The ambiguity over airstrikes highlighted the difficulties in making decisions when political resolve for clear action is missing. NATO Secretary General Manfred Woerner directly referred to the issue in his closing statement Tuesday when, referring to designs to set up NATO for new roles, he said, "We have made NATO fit for action. The main thing still is the political will and determination of our member nations.''

There appeared to be a bit of bluff in Tuesday's NATO threat. British and U.S. officials said it is unlikely bombs will fall, because they expect the Serbs to ease up on the two towns mentioned in the communique. They noted that after August, following the allied warning, the Serbs temporarily eased a siege of Sarajevo.

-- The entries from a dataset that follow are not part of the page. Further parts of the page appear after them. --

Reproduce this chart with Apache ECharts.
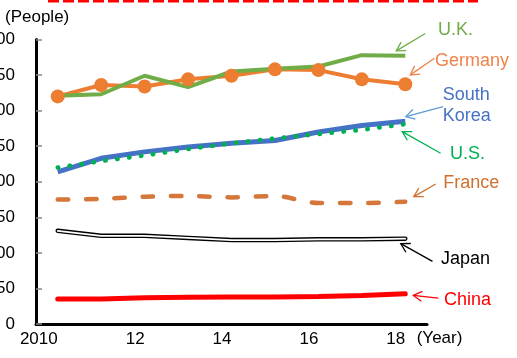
<!DOCTYPE html>
<html>
<head>
<meta charset="utf-8">
<script src="https://cdn.jsdelivr.net/npm/echarts@6/dist/echarts.min.js"></script>
<style>
  html, body { margin: 0; padding: 0; background: #fff; }
  #chart { width: 517px; height: 358px; }
</style>
</head>
<body>
<div id="chart"></div>
<script>
// Years on the horizontal axis
const years = ['2010', '2011', '2012', '2013', '2014', '2015', '2016', '2017', '2018'];

// Number of people per country and year
const uk        = [321, 323, 349, 333, 355, 359, 362, 378, 377];
const germany   = [320, 336, 334, 344, 349, 358, 357, 344, 337];
const southKorea= [214, 233, 242, 249, 254, 258, 270, 279, 285];
const us        = [220, 229, 237, 246, 254, 261, 267, 273, 281];
const france    = [175, 176, 179, 180, 178, 180, 170, 170, 172];
const japan     = [131, 124, 124, 121, 118, 118, 119, 119, 120];
const china     = [35, 35, 37, 37.5, 38, 38, 38.5, 40, 42.5];

const FONT = '"Liberation Sans", Arial, sans-serif';

const chart = echarts.init(document.getElementById('chart'), null, { renderer: 'canvas' });

chart.setOption({
  animation: false,
  backgroundColor: '#fff',
  grid: { left: 36, right: 90, top: 39.5, bottom: 34, containLabel: false, outerBoundsMode: 'none' },
  xAxis: {
    type: 'category',
    data: years,
    boundaryGap: true,
    axisLine: { lineStyle: { color: '#000', width: 3 } },
    axisTick: { show: false },
    axisLabel: {
      interval: 1,
      align: 'right',
      margin: 7,
      color: '#000',
      fontFamily: FONT,
      fontSize: 17,
      hideOverlap: false,
      formatter: (v, i) => (i === 0 ? v : v.slice(2))
    },
    splitLine: { show: false }
  },
  yAxis: {
    type: 'value',
    min: 0,
    max: 400,
    interval: 50,
    axisLine: { show: true, lineStyle: { color: '#000', width: 3 } },
    axisTick: { show: true, inside: true, length: 6, lineStyle: { color: '#888', width: 1.5 } },
    axisLabel: { margin: 21, color: '#000', fontFamily: FONT, fontSize: 17 },
    splitLine: { show: false }
  },
  series: [
    {
      name: 'China', type: 'line', data: china, symbol: 'none',
      lineStyle: { color: '#FF0000', width: 5, cap: 'round' }
    },
    {
      name: 'Japan', type: 'line', data: japan, symbol: 'none',
      lineStyle: { color: '#000', width: 4.5, cap: 'round', join: 'round' }
    },
    {
      name: 'Japan inner', type: 'line', data: japan, symbol: 'none',
      lineStyle: { color: '#fff', width: 1.8, cap: 'round', join: 'round' }
    },
    {
      name: 'France', type: 'line', data: france, symbol: 'none', smooth: 0.3,
      lineStyle: { color: '#D5763A', width: 4.5, type: [10.5, 17.8], cap: 'round' }
    },
    {
      name: 'South Korea', type: 'line', data: southKorea, symbol: 'none',
      lineStyle: { color: '#4472C4', width: 5, cap: 'butt' }
    },
    {
      name: 'U.S.', type: 'line', data: us, symbol: 'none',
      lineStyle: { color: '#00B050', width: 4.5, type: [0.5, 11.5], cap: 'round' }
    },
    {
      name: 'Germany', type: 'line', data: germany, symbol: 'circle', symbolSize: 14,
      itemStyle: { color: '#ED7D31' },
      lineStyle: { color: '#ED7D31', width: 4 }
    },
    {
      name: 'U.K.', type: 'line', data: uk, symbol: 'none',
      lineStyle: { color: '#70AD47', width: 4 }
    }
  ]
});

// Callout labels: arrow tip offset from the last point, arrow direction, text placement
const callouts = [
  { data: uk,         lines: ['U.K.'],          color: '#70AD47', arrow: '#70AD47', tip: [-9, -5],  vec: [29, -17.4],  tx: 438,   ty: [30.3] },
  { data: germany,    lines: ['Germany'],       color: '#F0834A', arrow: '#F0834A', tip: [5, -9.4], vec: [24.3, -16.7], tx: 435,   ty: [61.5] },
  { data: southKorea, lines: ['South', 'Korea'],color: '#4472C4', arrow: '#5B9BD5', tip: [0.5, -4.7], vec: [37.3, -10], tx: 442.7, ty: [95, 116.5] },
  { data: us,         lines: ['U.S.'],          color: '#00B050', arrow: '#00B050', tip: [-3, 7.5], vec: [38.3, 21.6],  tx: 450,   ty: [154] },
  { data: france,     lines: ['France'],        color: '#D0702F', arrow: '#D0702F', tip: [8.5, -5], vec: [22, -12.7],   tx: 443.3, ty: [183.5] },
  { data: japan,      lines: ['Japan'],         color: '#000000', arrow: '#000000', tip: [-4.5, 5], vec: [31.7, 17.7],  tx: 441,   ty: [259.5] },
  { data: china,      lines: ['China'],         color: '#FF0000', arrow: '#FF0000', tip: [8, 1.7],  vec: [25, 2.6],     tx: 444,   ty: [299.7] }
];

function arrowShapes(tip, tail, color) {
  const dx = tip[0] - tail[0], dy = tip[1] - tail[1];
  const len = Math.hypot(dx, dy);
  const ux = dx / len, uy = dy / len;
  const arm = 10, ang = 30 * Math.PI / 180;
  const rot = (a) => [ux * Math.cos(a) - uy * Math.sin(a), ux * Math.sin(a) + uy * Math.cos(a)];
  const r1 = rot(ang), r2 = rot(-ang);
  const style = { stroke: color, lineWidth: 1.3, fill: null };
  return [
    { type: 'line', shape: { x1: tail[0], y1: tail[1], x2: tip[0], y2: tip[1] }, style },
    { type: 'polyline', shape: { points: [
        [tip[0] - arm * r1[0], tip[1] - arm * r1[1]],
        tip,
        [tip[0] - arm * r2[0], tip[1] - arm * r2[1]]
      ] }, style }
  ];
}

const graphics = [
  // dashed red frame edge along the top
  { type: 'line', shape: { x1: 48, y1: 1, x2: 478, y2: 1 },
    style: { stroke: '#FF0000', lineWidth: 3, lineDash: [11, 4] } },
  // axis units
  { type: 'text', x: 5, y: 17.3,
    style: { text: '(People)', font: '17px ' + FONT, fill: '#000', verticalAlign: 'middle' } },
  { type: 'text', x: 416.7, y: 338.3,
    style: { text: '(Year)', font: '17px ' + FONT, fill: '#000', verticalAlign: 'middle' } }
];

callouts.forEach((c) => {
  const last = c.data.length - 1;
  const p = chart.convertToPixel({ xAxisIndex: 0, yAxisIndex: 0 }, [last, c.data[last]]);
  const tip = [p[0] + c.tip[0], p[1] + c.tip[1]];
  const tail = [tip[0] + c.vec[0], tip[1] + c.vec[1]];
  arrowShapes(tip, tail, c.arrow).forEach((g) => graphics.push(g));
  c.lines.forEach((t, i) => {
    graphics.push({ type: 'text', x: c.tx, y: c.ty[i],
      style: { text: t, font: '18px ' + FONT, fill: c.color, verticalAlign: 'middle' } });
  });
});

chart.setOption({ graphic: graphics });
</script>
</body>
</html>
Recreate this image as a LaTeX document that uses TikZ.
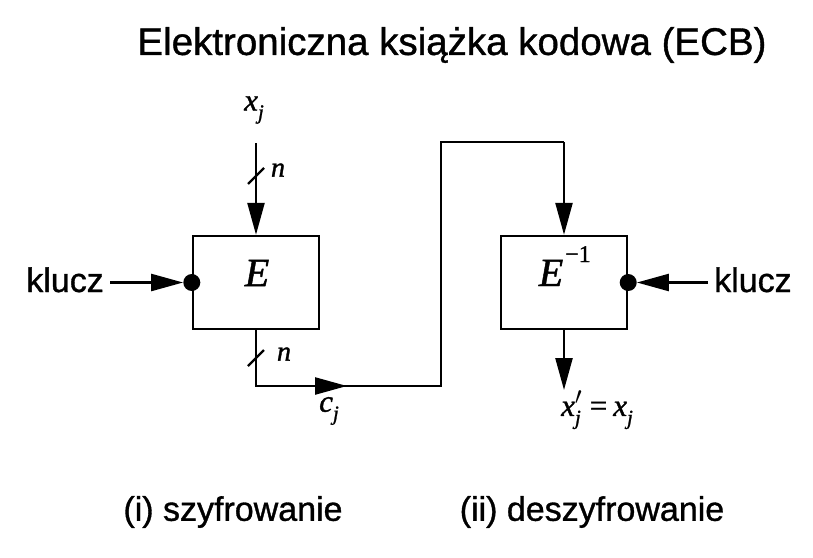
\documentclass[tikz,border=0pt]{standalone}
\usepackage{fontspec}
\setmainfont{Liberation Sans}[FakeBold=1.0]
\newfontfamily\tms{Liberation Serif}[FakeBold=1.2]
\usetikzlibrary{arrows.meta}
\newcommand\subj{\raisebox{-0.28em}{\fontsize{21}{21}\selectfont j}}
\newcommand\primej{\rlap{\raisebox{0.36em}{\fontsize{23}{23}\selectfont$\prime$}}\subj}
\begin{document}
\begin{tikzpicture}[x=1pt,y=-1pt,
  wire/.style={line width=2.4pt},
  arr/.style={wire,-{Triangle[length=32pt,width=17pt]}},
  blk/.style={draw,line width=2.4pt,minimum width=126pt,minimum height=93pt,inner sep=0pt},
  keydot/.style={circle,fill,inner sep=0pt,minimum size=17pt},
  lbl/.style={font=\fontsize{34}{40}\selectfont,inner sep=0pt},
  ttl/.style={font=\fontsize{38.5}{44}\selectfont,inner sep=0pt},
  mth/.style={font=\tms\itshape\fontsize{31}{36}\selectfont,inner sep=0pt},
  nlbl/.style={font=\tms\itshape\fontsize{28}{32}\selectfont,inner sep=0pt},
  bigm/.style={font=\tms\itshape\fontsize{40}{46}\selectfont,inner sep=0pt},
  ]
\useasboundingbox (0,0) rectangle (813,557);
\node[ttl] (title) at (452,45) {Elektroniczna książka kodowa (ECB)};
% encryption block
\node[blk] (E) at (256,282.5) {};
\node[bigm] (Et) at (257,273) {E};
\node[keydot] (d1) at (E.west) {};
\node[lbl,anchor=base east] (k1) at (104,292) {klucz};
\draw[arr,shorten <=6pt] (k1.east |- d1) -- (d1);
% input
\node[mth] (xj) at (254,110) {x\subj};
\coordinate (xin) at (256,143);
\draw[arr] (xin) -- (E.north);
\coordinate (s1) at (256,176);
\draw[wire] ([shift={(-8,8)}]s1) -- ([shift={(8,-8)}]s1);
\node[nlbl] (n1) at (278,170) {n};
% output of E to decryption
\coordinate (c1) at (256,386);
\coordinate (cm) at (347,386);
\coordinate (c2) at (441,386);
\coordinate (c3) at (441,142);
\coordinate (c4) at (564,142);
\node[blk] (D) at (564,282.5) {};
\draw[wire] (E.south) -- (c1) -- (c2) -- (c3) -- (c4);
\draw[arr] (c1) -- (cm);
\draw[arr] (c4) -- (D.north);
\coordinate (s2) at (256,358);
\draw[wire] ([shift={(-8,8)}]s2) -- ([shift={(8,-8)}]s2);
\node[nlbl] (n2) at (284,354) {n};
\node[mth] (cj) at (329,411) {c\subj};
% decryption block
\node[bigm,anchor=base] (Dt) at (551,286) {E};
\node[inner sep=0pt,font=\tms\fontsize{24}{28}\selectfont,anchor=base west] (Dsup) at (565,262) {−1};
\node[keydot] (d2) at (D.east) {};
\node[lbl,anchor=base west] (k2) at (714,292) {klucz};
\draw[arr,shorten <=6pt] (k2.west |- d2) -- (d2);
\coordinate (xo) at (564,390);
\draw[arr] (D.south) -- (xo);
\node[mth,anchor=west] (xout) at (561,410) {x\primej\hspace{9pt}{\upshape =}\hspace{6pt}x\subj};
% captions
\node[lbl] (cap1) at (233,512) {(i) szyfrowanie};
\node[lbl] (cap2) at (592,512) {(ii) deszyfrowanie};
\end{tikzpicture}
\end{document}
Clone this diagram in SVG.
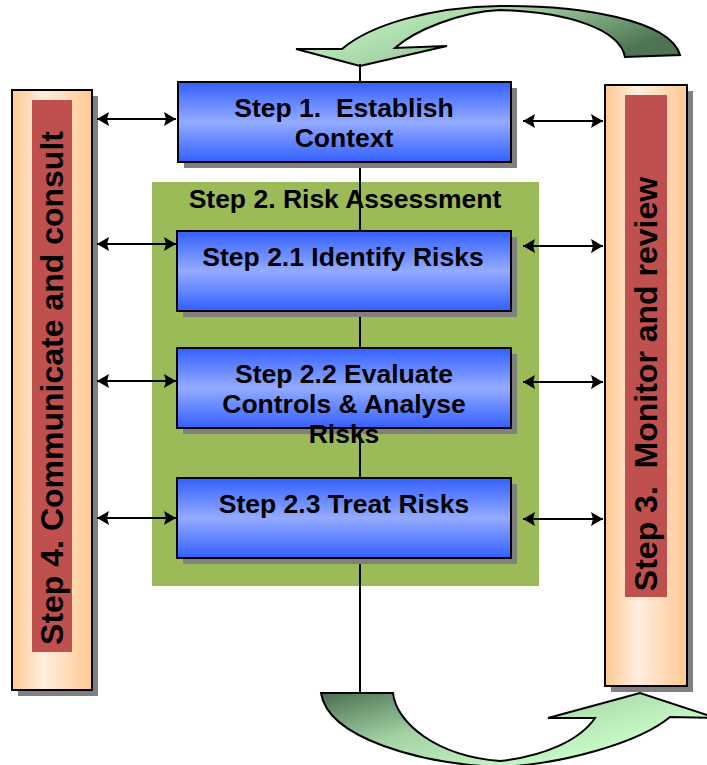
<svg xmlns="http://www.w3.org/2000/svg" width="707" height="765" viewBox="0 0 707 765">
<defs>
<linearGradient id="blue" x1="0" y1="0" x2="0" y2="1">
<stop offset="0" stop-color="#3360ff"/><stop offset="0.5" stop-color="#94abff"/><stop offset="1" stop-color="#3360ff"/>
</linearGradient>
<linearGradient id="peach" x1="0" y1="0" x2="1" y2="0">
<stop offset="0" stop-color="#ffc890"/><stop offset="0.4" stop-color="#ffeedf"/><stop offset="1" stop-color="#ffc890"/>
</linearGradient>
<linearGradient id="topArrow" x1="0" y1="0" x2="1" y2="0.4">
<stop offset="0" stop-color="#ccffcc"/><stop offset="0.5" stop-color="#a6d4a6"/><stop offset="1" stop-color="#4e7553"/>
</linearGradient>
<linearGradient id="botArrow" x1="0" y1="0" x2="0.9" y2="0.6">
<stop offset="0" stop-color="#4a6e50"/><stop offset="0.45" stop-color="#a4d2a4"/><stop offset="1" stop-color="#ccffcc"/>
</linearGradient>
<marker id="ah" viewBox="0 0 12 14" refX="12" refY="7" markerWidth="12" markerHeight="14" markerUnits="userSpaceOnUse" orient="auto-start-reverse">
<path d="M0,0 L12,7 L0,14 L2,7 Z" fill="#000"/>
</marker>
<style>
.shadow{fill:#808080}
.box{fill:url(#blue);stroke:#000;stroke-width:2}
.bar{fill:url(#peach);stroke:#000;stroke-width:2}
.strip{fill:#c0504d}
.t{font-family:"Liberation Sans",Arial,sans-serif;font-weight:bold;font-size:26.5px;fill:#000;text-anchor:middle}
.v{font-family:"Liberation Sans",Arial,sans-serif;font-weight:bold;font-size:32px;fill:#000;text-anchor:middle}
.conn{stroke:#000;stroke-width:2;fill:none}
.arrow{stroke:#000;stroke-width:2}
</style>
</defs>

<g id="top-cycle-arrow">
<path d="M342,49 C370,25 430,7 500,6 C580,5 670,20 680,55 L625,57 C620,30 570,12 500,10 C460,12 415,30 395,48 L447,46 L360,66 L296,49 Z" fill="url(#topArrow)" stroke="#000" stroke-width="2"/>
</g>
<g id="bottom-cycle-arrow">
<path d="M321,693 L393,693 C396,722 435,756 500,761 C545,756 580,740 595,718 L548,718 L640,693 L716,718 L670,717 C640,742 565,764 500,767 C420,764 328,738 321,693 Z" fill="url(#botArrow)" stroke="#000" stroke-width="2"/>
</g>

<g id="step4-communicate">
<rect class="shadow" x="18" y="96" width="80" height="600"/>
<rect class="bar" x="12" y="90" width="80" height="600"/>
<rect class="strip" x="32" y="100" width="40" height="552"/>
<text class="v" transform="translate(63,388) rotate(-90)">Step 4. Communicate and consult</text>
</g>

<g id="step3-monitor">
<rect class="shadow" x="611" y="91" width="82" height="601"/>
<rect class="bar" x="605" y="85" width="82" height="601"/>
<rect class="strip" x="625" y="95" width="42" height="502"/>
<text class="v" transform="translate(657,384) rotate(-90)" xml:space="preserve">Step 3.  Monitor and review</text>
</g>

<g id="step2-risk-assessment">
<rect x="152" y="182" width="387" height="404" fill="#9bbb59"/>
</g>

<g id="connectors">
<line class="conn" x1="360" y1="64" x2="360" y2="693"/>
<line class="arrow" x1="97" y1="119" x2="176" y2="119" marker-start="url(#ah)" marker-end="url(#ah)"/>
<line class="arrow" x1="97" y1="244" x2="176" y2="244" marker-start="url(#ah)" marker-end="url(#ah)"/>
<line class="arrow" x1="97" y1="381" x2="176" y2="381" marker-start="url(#ah)" marker-end="url(#ah)"/>
<line class="arrow" x1="97" y1="518" x2="176" y2="518" marker-start="url(#ah)" marker-end="url(#ah)"/>
<line class="arrow" x1="523" y1="121" x2="603" y2="121" marker-start="url(#ah)" marker-end="url(#ah)"/>
<line class="arrow" x1="523" y1="246" x2="603" y2="246" marker-start="url(#ah)" marker-end="url(#ah)"/>
<line class="arrow" x1="523" y1="382" x2="603" y2="382" marker-start="url(#ah)" marker-end="url(#ah)"/>
<line class="arrow" x1="523" y1="519" x2="603" y2="519" marker-start="url(#ah)" marker-end="url(#ah)"/>
</g>

<g id="step2-title">
<text class="t" x="345" y="208">Step 2. Risk Assessment</text>
</g>

<g id="step1">
<rect class="shadow" x="184" y="88" width="333" height="80"/>
<rect class="box" x="178" y="82" width="333" height="80"/>
<text class="t" x="344" y="117" xml:space="preserve">Step 1.  Establish</text>
<text class="t" x="344" y="147">Context</text>
</g>

<g id="step2-1">
<rect class="shadow" x="183" y="237" width="334" height="80"/>
<rect class="box" x="177" y="231" width="334" height="80"/>
<text class="t" x="343" y="266">Step 2.1 Identify Risks</text>
</g>

<g id="step2-2">
<rect class="shadow" x="183" y="354" width="334" height="80"/>
<rect class="box" x="177" y="348" width="334" height="80"/>
<text class="t" x="344" y="383">Step 2.2 Evaluate</text>
<text class="t" x="344" y="413">Controls &amp; Analyse</text>
<text class="t" x="344" y="443">Risks</text>
</g>

<g id="step2-3">
<rect class="shadow" x="183" y="484" width="334" height="80"/>
<rect class="box" x="177" y="478" width="334" height="80"/>
<text class="t" x="344" y="513">Step 2.3 Treat Risks</text>
</g>
</svg>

U.S. officials said the French and British were being hypocritical in specifying Tuzla and Srebrenica, since the two countries have long opposed NATO airstrikes for fear of endangering their own peacekeeping troops in Bosnia. Moreover, Tuzla and Srebrenica were included under the August threat of air action.

Reporters pressed Clinton and other U.S. officials on why the Serbs should take new warnings seriously when the West has failed to act before. Clinton responded by appearing to cast the United States as a detached observer of a psychological shift among the British and French.

He acknowledged there is still disagreement on actually using force. "Some of us, I think it's clear, were stronger than others about the appropriateness of it,'' he said.

A senior U.S. official said the French and British want to threaten airstrikes only for missions that are limited to a specific military objective, such as opening a road. Bombing to help ease a siege in Sarajevo might bring on a major escalation in fighting -- something London and Paris fear, the official added.

French Foreign Minister Alain Juppe said Secretary of State Warren Christopher lobbied him as late as Friday night to put talk of airstrikes aside. Sunday night, French, British and other diplomats assured Christopher that reference to airstrikes in the communique would be limited to a reaffirmation of the August threat.

Yet, at dinner Monday night, French President Francois Mitterrand and British Prime Minister John Major pressed for action at Tuzla and Srebrenica. After Clinton agreed, the precise wording was worked out in intense lower-level discussions early Tuesday.

In its final actions, NATO approved the Partnership for Peace to cooperate with armies from the former East Bloc in hopes of bridging longstanding divisions and eventually offering membership in the alliance to some. But they stopped short of granting membership and security guarantees to the so-called Visegrad nations -- Poland, Hungary, the Czech Republic and Slovakia, all former Soviet satellites that fear Russian expansion and agreed to cooperate in their security policies.